Skip to content

Demucs / HTDemucs

Summary

Meta's Demucs family represents the dominant open-source source separation lineage. Demucs (2019/2021) introduced competitive waveform-domain separation using a U-Net with bidirectional LSTM, reaching 6.3 dB SDR on MUSDB18. Hybrid Demucs (2021) let the model choose between spectrogram and waveform domain processing, winning the MDX 2021 competition with +1.4 dB improvement.

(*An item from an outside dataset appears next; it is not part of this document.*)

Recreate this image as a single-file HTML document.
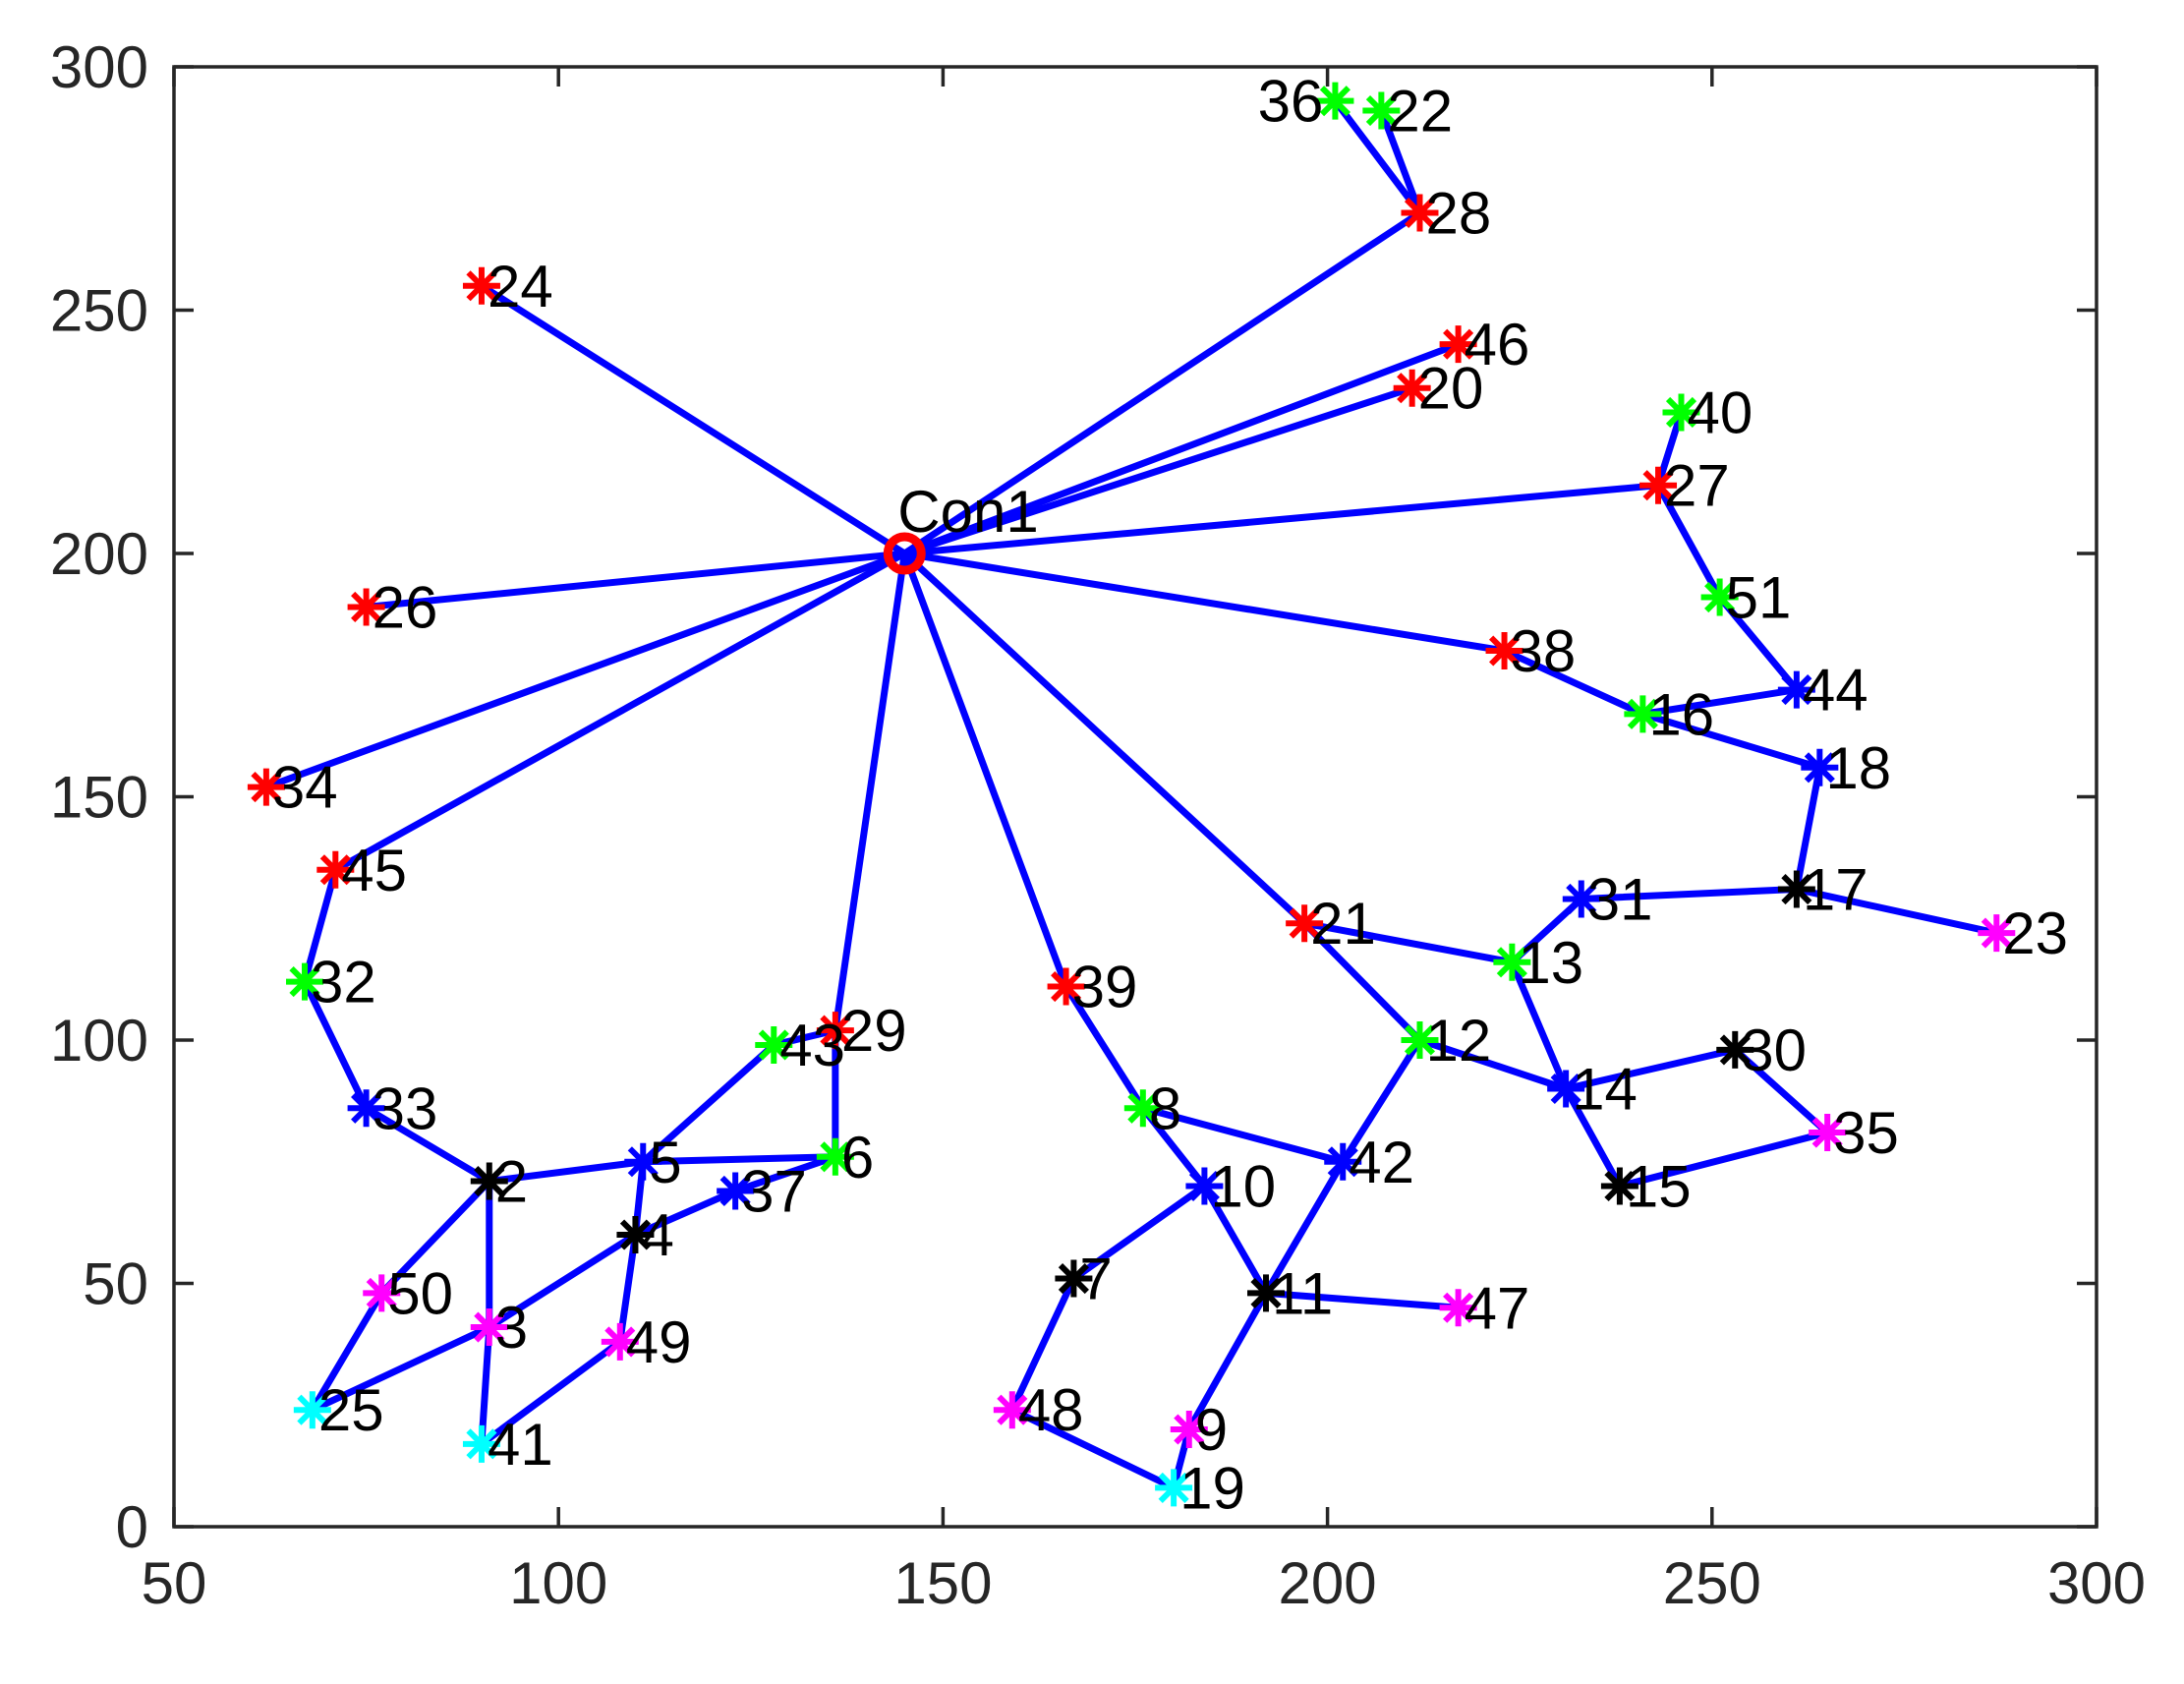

HTDemucs (2022) replaced innermost U-Net layers with cross-domain Transformer encoders (self-attention + cross-attention across time/frequency), reaching 9.20 dB SDR with extra training data — SOTA at publication.

Key Claims

  • Waveform-domain separation can match or exceed spectrogram-domain approaches
  • Hybrid spectrogram/waveform processing outperforms either alone
  • Cross-domain Transformers (attending across time and frequency representations) improve over pure convolutional U-Nets
  • 4-stem (vocals/bass/drums/other) and 6-stem (+guitar/piano) pretrained models available

Relevance to Bluegrass

Best general-purpose separator available via pip install demucs. Critical limitation: all non-vocal/bass/drums instruments land in "other" — banjo, mandolin, and fiddle are not distinguished. The "other" stem would need further processing.

Repo archived by Meta Jan 2025 but still functional. GitHub: facebookresearch/demucs (10.1k stars).